Introducing Victor Navarro

For the last three weeks this column has featured the three Democratic candidates for the 8th Suffolk District state representative seat Marty Walz left in January. There have been new developments.

One candidate, Nils Tracy, dropped out. And the elusive reported Republican candidate found me. So I can introduce you to him too.

Victor Navarro, 34, is the only candidate from Cambridge, Cambridgeport to be exact, which along with the Back Bay, the West End and most of Beacon Hill forms the district.

Victor is an artist with a special interest in ceramics and a musician, writing songs and playing just about any instrument you can name. He also has interests in sustainable and local farming, fitness and accounting. His day job is with NRT, owner of the real estate brokerage franchises Coldwell-Banker and ERA. He works as an operations specialist in the insurance division.

Victor was born in Lima, Peru. His father, a well-educated man himself, moved the family to the States, first to Waltham and then to Andover because of its good school system, But Victor spent much time going back and forth between Lima and Andover. He became a U.S. citizen in 1990. He graduated from UMass Amherst with $20,000 in student loans, a situation he could not bear. To make his financial situation even more dire, he was laid off from his first job as a sound engineer in Woodstock, New York.

Victor’s aversion to debt propelled him to the Republican party, which he admired because of its emphasis on financial success and independence. After moving to Boston in 2002, Victor said he lived in a studio with no windows and worked hard, sometimes at multiple jobs—waiting tables, playing shows, selling instruments on eBay, as well as working full time on computers at a small company and was soon debt-free.

“I wanted to be be my own person, on my own path, with my own identity,” he said. The Republican emphasis on individual liberty and self-reliance appealed to him. He remembered his grandparents Lima home with a dirt floor and no electricity and realized it was up to him to make sure he didn’t have to live that way.

But neither did he want a dependent, ham-strung nation. “I don’t want to live in a debt-based society,” he said.

His hard-working, determined father, he said, has been the biggest influence on his life. He’d like to help recent college graduates, especially those with student loans, manage their financial lives better.

He preaches a life of discipline, delayed gratification and common sense. “Find an affordable house,” he advises. “Create a budget for yourself, get very detailed and see how much you spend. Sometimes you have to work. You can’t go out every night.”

He said he knows someone who is 37 years old and still paying off his student loans, and he frowns on that behavior. “If you defer payments it will get worse,” he says.

In the legislature he wants to bring his smart financial skills to policy matters.

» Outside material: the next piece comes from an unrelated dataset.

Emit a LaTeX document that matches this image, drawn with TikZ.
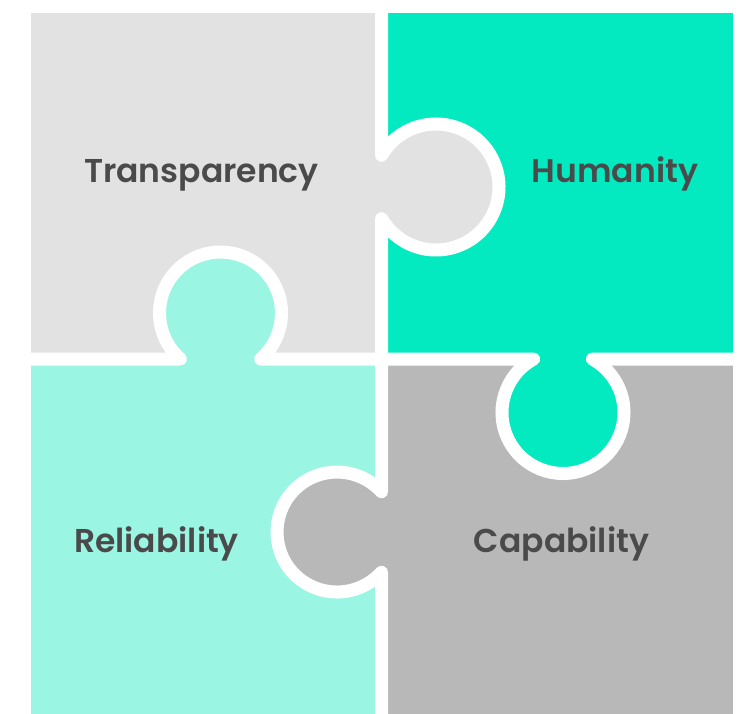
\documentclass[tikz,border=0pt]{standalone}
\usepackage{fontspec}
\setmainfont{Poppins}[BoldFont={Poppins SemiBold}]

\definecolor{grisclair}{HTML}{E2E2E2}
\definecolor{vertvif}{HTML}{03E9C0}
\definecolor{vertpale}{HTML}{9AF5E3}
\definecolor{grisfonce}{HTML}{B8B8B8}
\definecolor{texte}{HTML}{4A4A4A}

\tikzset{
  coupe/.style={draw=white, line width=13pt, line join=round},
  etiquette/.style={anchor=base, text=texte, font=\bfseries\fontsize{33}{38}\selectfont}
}

\begin{document}
\begin{tikzpicture}[x=1pt,y=-1pt]
\useasboundingbox (0,0) rectangle (747,714);

% Pièces
\fill[grisclair] (31,13) rectangle (381.5,359);
\fill[vertvif] (381.5,13) rectangle (733,359);
\fill[vertpale] (31,359) rectangle (381.5,714);
\fill[grisfonce] (381.5,359) rectangle (733,714);

% Tenons
\fill[grisclair] (436,187) circle[radius=63];
\fill[vertpale] (220.5,313) circle[radius=61];
\fill[vertvif] (563,412.5) circle[radius=61];
\fill[grisfonce] (337,532) circle[radius=60];

% Découpes
\draw[coupe] (381.5,13) -- (381.5,155.4)
  arc[start angle=-149.9, end angle=149.9, radius=63] -- (381.5,491.8)
  arc[start angle=-42.1, end angle=-317.9, radius=60] -- (381.5,714);
\draw[coupe] (31,359) -- (180.4,359)
  arc[start angle=131.1, end angle=408.9, radius=61] -- (533.7,359)
  arc[start angle=-118.7, end angle=-421.3, radius=61] -- (733,359);

% Textes
\node[etiquette] (transparency) at (201.5,182.5) {Transparency};
\node[etiquette] (humanity) at (615,182.5) {Humanity};
\node[etiquette] (reliability) at (156.5,552.5) {Reliability};
\node[etiquette] (capability) at (561.5,552.5) {Capability};

\end{tikzpicture}
\end{document}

He takes him an hour to get to work on the T, and he says he would be a strong advocate for an expanded and more reliable MBTA. “I want to be a voice for the commuter on Beacon Hill,” he says.

But he would not want to raise taxes or fares to pay for it. He would prefer to go over the T’s budget line by line to eliminate waste and find savings.

He also wants to institute partnerships. For example, he points out that MIT students have a lot to offer the T if their ideas could be tapped easily. He’d want to build the economy, improve public safety, support small business and create a volunteer program to help children learn to farm and to help people get out of debt. He understands the need for a public school in the Boston section of the district. He said he loves living in Cambridgeport with its convenience and closeness to the river. He wants better parks, and a better quality of life for everyone in the district. He does not want to burden people with higher taxes.

His friends give him trouble because he is a Republican. Even his girlfriend is a hard-core liberal, he says.

But he wants to show the world that the Republican party can be more than anti-immigrant, discriminatory and divisive. Instead, he said, despite his frustrations with some voices in the party, he wants to show there are Republicans in Cambridge and that there can be diversity of ideas in the party. He has created a Facebook page and a web site, Victor4MA.com.

“Right now is a great time to enter politics,” he said, “to build a new Republican party.”